I am trying to solve the following eigenvalue problem (Schrodinger equation) on a 2D domain:
$$
\frac1{2} \int \nabla \psi \nabla v + \int U \psi v = E \int \psi v
$$
This works fine if I just define a 2D domain as such, but what I actually want to do is to define this domain as part of a boundary of a 3D domain, e.g. the face of a cube (where the cube edges do not necessarily correspond to the x-y-z directions). To obtain this mesh I would use
boundarymesh = BoundaryMesh(mesh, 'exterior')
mesh2d = SubMesh(boundarymesh, meshfunction_over_boundarymesh, some_number)

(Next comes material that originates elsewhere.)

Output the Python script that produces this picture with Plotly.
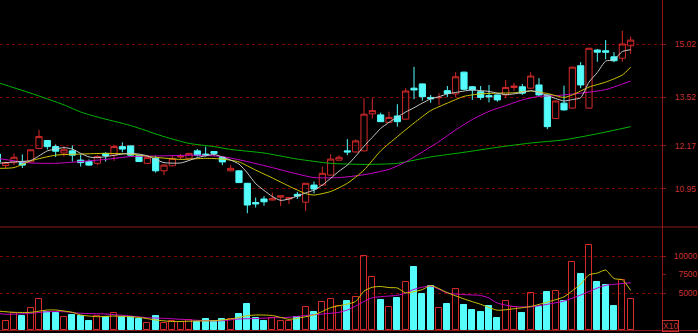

V = FunctionSpace(mesh2d, 'CG', 1)
etc.
Using something along these lines I manage to define a square 2D mesh and define a functionspace on it. However, proceeding this way gives skewed eigensolutions.
I suspect this has to do with the fact that, if I print the coordinates of mesh2d:
>>> mesh2d.coordinates()
array([[ -2.55111660e+02, 4.50168538e-11, 2.47123433e+02],
[ -2.55111660e+02, 4.95349434e+00, 2.49707685e+02],
[ -2.55111660e+02, 3.38179377e-02, 2.51499615e+02],
...
... it shows the vertex coordinates of the original 3D mesh, and I suspect that UFL operators like grad are defined with respect to the 3D coordinate system.
My question now is whether it is possible, and if so how, to use derivative operators that are defined locally, on my 2D mesh—so the solutions of the above EVP are the same when I define this square mesh directly or as a submesh of a 3D mesh?